I'm storing a Hive table externally, and it's a pretty simple data structure. The table is created in Hive as
(user string, names array<string>)
ROW FORMAT DELIMITED FIELDS TERMINATED BY '\t' COLLECTION ITEMS TERMINATED BY '\001'
STORED AS TEXTFILE
(I've tried other delimiters, too).
In Pig, I can't seem to figure out the right way to use a bag or tuple to just load a simple array! Here's what I've tried without luck:
users = load '<file>' using PigStorage() AS (user:chararray, names:bag{tuple(name:chararray)})
users = load '<file>' using PigStorage() AS (user:chararray, names:chararray)
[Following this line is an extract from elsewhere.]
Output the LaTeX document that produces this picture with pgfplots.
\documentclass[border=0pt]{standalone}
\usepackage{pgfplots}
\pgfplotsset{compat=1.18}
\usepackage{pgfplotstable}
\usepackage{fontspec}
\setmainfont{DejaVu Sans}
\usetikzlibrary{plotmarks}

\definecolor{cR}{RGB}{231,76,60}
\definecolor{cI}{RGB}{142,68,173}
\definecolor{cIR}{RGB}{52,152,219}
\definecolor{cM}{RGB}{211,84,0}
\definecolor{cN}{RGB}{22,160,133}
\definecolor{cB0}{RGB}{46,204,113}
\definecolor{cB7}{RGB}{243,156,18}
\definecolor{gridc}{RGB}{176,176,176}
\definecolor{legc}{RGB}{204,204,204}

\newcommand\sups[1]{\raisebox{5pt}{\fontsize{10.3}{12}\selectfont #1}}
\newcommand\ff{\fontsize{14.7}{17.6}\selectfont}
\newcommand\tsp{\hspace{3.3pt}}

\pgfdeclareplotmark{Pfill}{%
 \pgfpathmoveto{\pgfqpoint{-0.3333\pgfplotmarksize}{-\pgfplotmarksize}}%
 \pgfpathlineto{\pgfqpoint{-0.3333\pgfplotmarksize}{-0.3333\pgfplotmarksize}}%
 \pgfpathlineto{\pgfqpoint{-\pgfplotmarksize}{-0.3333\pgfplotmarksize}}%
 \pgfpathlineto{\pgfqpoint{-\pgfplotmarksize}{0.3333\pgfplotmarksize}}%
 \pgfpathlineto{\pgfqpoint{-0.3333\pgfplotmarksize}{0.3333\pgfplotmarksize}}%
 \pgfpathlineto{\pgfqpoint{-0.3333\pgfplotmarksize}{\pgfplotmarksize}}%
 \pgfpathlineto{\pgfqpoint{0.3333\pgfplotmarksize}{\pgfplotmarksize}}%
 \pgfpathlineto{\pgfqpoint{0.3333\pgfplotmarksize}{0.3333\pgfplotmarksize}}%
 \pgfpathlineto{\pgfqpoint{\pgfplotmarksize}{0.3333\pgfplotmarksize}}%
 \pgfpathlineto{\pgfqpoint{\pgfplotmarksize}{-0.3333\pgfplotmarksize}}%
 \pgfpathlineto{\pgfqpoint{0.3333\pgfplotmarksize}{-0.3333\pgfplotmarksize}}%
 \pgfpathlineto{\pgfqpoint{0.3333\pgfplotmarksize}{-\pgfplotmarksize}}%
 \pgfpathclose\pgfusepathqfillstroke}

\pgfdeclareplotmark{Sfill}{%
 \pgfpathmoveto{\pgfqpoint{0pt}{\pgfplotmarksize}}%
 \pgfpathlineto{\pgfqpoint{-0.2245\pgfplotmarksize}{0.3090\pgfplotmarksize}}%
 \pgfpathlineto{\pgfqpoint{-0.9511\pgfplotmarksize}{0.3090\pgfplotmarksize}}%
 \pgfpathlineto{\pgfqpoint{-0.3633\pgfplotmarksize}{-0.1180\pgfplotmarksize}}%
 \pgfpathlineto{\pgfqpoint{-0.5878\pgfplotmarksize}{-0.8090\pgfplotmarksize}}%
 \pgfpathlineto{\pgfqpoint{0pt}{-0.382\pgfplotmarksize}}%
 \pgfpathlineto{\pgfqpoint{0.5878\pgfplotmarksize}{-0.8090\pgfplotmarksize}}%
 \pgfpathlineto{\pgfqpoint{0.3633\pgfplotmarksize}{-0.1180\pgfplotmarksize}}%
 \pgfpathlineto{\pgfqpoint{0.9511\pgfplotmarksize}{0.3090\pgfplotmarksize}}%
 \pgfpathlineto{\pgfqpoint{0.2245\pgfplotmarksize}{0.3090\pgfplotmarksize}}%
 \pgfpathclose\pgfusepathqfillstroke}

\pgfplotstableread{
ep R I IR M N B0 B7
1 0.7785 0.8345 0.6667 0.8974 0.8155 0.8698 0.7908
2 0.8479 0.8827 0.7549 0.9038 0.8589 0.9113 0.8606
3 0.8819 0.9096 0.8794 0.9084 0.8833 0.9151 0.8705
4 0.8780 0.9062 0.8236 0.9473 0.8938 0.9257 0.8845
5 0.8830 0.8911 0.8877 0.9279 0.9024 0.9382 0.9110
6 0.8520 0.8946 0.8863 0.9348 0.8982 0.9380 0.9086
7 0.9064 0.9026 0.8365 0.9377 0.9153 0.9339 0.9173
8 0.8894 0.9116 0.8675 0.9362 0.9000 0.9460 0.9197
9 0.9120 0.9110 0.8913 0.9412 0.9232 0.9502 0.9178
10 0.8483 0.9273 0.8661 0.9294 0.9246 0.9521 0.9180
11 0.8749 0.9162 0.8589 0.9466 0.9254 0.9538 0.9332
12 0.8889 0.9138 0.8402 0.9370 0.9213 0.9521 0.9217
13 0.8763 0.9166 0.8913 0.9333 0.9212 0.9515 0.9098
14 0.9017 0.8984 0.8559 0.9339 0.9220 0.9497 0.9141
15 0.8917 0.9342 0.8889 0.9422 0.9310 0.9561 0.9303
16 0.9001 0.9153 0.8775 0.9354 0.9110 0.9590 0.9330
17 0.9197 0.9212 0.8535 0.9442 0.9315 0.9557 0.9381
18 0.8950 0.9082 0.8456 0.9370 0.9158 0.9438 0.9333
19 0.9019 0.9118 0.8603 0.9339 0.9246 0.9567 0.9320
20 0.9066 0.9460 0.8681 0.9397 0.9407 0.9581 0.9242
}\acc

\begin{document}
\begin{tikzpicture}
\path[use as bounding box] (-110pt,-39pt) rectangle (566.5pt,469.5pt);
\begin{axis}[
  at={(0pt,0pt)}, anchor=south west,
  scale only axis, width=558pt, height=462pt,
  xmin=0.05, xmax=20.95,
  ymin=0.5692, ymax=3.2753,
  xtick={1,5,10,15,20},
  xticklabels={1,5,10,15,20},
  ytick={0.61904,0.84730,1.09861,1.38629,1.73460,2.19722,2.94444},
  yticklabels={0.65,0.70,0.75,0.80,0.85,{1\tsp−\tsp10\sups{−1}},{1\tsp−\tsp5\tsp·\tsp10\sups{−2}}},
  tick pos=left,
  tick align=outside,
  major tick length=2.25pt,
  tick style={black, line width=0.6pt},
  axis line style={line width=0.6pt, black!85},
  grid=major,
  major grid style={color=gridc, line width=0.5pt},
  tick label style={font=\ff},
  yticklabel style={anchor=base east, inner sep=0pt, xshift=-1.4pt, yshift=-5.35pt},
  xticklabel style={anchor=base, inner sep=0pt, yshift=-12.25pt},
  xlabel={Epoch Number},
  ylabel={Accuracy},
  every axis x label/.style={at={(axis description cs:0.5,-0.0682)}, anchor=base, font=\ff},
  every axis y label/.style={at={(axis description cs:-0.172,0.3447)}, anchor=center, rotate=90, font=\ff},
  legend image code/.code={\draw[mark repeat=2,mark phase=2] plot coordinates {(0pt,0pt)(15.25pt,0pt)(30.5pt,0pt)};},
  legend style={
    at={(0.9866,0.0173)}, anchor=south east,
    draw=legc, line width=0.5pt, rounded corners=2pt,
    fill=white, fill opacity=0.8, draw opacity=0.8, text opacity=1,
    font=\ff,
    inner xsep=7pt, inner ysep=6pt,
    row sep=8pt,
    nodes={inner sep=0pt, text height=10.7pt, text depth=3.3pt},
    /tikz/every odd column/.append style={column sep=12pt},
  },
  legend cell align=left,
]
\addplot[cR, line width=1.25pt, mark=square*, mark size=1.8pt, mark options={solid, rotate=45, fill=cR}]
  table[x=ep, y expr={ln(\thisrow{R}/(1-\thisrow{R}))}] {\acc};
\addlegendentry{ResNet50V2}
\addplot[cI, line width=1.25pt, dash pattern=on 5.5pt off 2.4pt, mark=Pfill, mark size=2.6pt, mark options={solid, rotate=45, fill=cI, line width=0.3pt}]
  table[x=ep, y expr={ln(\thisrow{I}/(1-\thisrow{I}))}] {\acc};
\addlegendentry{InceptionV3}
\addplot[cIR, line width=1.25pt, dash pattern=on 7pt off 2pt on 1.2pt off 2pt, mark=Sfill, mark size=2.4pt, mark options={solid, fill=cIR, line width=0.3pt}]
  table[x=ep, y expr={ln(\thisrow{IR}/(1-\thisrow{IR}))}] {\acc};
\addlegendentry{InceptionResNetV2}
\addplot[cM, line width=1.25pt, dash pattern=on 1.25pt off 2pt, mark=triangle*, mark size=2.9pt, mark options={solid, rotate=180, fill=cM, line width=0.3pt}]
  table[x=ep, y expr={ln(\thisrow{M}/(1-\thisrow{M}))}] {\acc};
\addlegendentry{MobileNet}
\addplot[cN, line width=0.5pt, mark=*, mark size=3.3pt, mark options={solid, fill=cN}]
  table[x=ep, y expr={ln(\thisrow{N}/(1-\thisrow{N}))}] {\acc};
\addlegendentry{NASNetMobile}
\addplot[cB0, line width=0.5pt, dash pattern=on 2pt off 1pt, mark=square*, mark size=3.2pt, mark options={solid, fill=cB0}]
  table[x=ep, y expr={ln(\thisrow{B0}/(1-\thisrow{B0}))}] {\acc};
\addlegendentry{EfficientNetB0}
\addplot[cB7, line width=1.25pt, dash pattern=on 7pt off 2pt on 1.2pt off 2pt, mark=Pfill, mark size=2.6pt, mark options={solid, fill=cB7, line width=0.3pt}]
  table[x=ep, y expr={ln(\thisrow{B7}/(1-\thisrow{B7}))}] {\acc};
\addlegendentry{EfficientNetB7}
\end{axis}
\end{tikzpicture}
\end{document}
and some other things, but the best I've gotten was to have them loaded as a single string with the delimiter removed (which doesn't help). How do I just load a variable-length array of strings?
thanks
Let say you have the following data in the /user/hdfs/tester/ip/test file on HDFS
cat test:
1 A,B
2 C,D,E,F
3 G
4 H,I,J,K,L,M
In Pig Mapreduce do the following:
a = LOAD '/user/hdfs/tester/ip/test' USING PigStorage('\t') as (id:INT,names:chararray);
b = FOREACH a GENERATE id, FLATTEN(TOBAG(STRSPLIT(names,','))) as value:tuple(name:CHARARRAY);
The first column is id and value is the tuple of CHARARRAY.